If you still think that the concept of 'fair share' is a legitimate doctrine, let me ask you, what do you deserve? You deserve to burn in Hell because you have sinned in the eyes of God (Romans 3:23). You do not even deserve a single breath or to even exist at all, let alone all the totally undeserved things you enjoy in life, including the simplest things, such as sight, hearing, smell, touch and taste. To call such things privileges is a severe understatement. They are totally undeserved. 


Oh, how proud is humankind in thinking it deserves what it wants. That is why it gets preoccupied and lives for all earthly vanities such as human rights, equality, 'economic justice', 'social justice', 'gay rights', 'women's rights', civil liberties,  property rights and all other vain rubbish that are filthy rags. Such are manifestations of covetousness, envy and pride, wanting what others have, and wanting what you do not even deserve in the first place at all.

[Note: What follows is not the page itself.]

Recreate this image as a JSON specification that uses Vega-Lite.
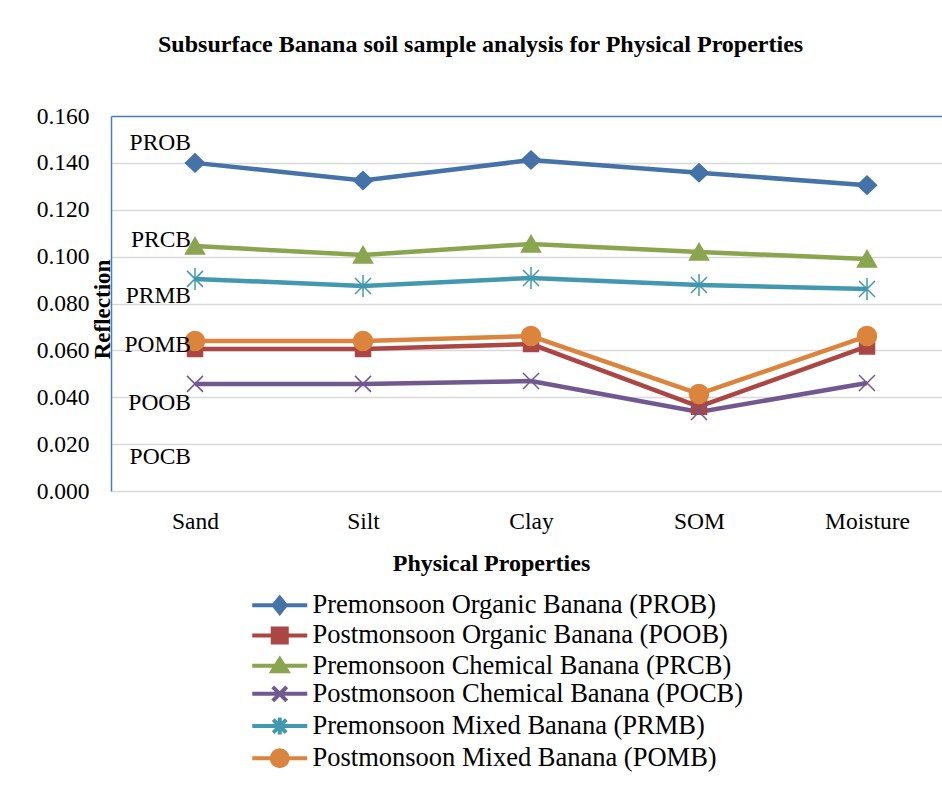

Seeking one's "fair share" is covetousness itself. That is precisely what the world does. The issue is not whether one does indeed have a fair share to something, in it is a justified claim,  in the earthly sense. The issue is the manner of spirit in which one claims something. Seeking one's "fair share" is a manifestation of covetousness and envy as it thinks that one deserves what one wants. 

Covetousness need not demand an excessive share of what one is entitled to in the earthly sense, whether it be under the law of a country, or be morally fair and equitable. As long as one is seeking one's own, is itself covetousness.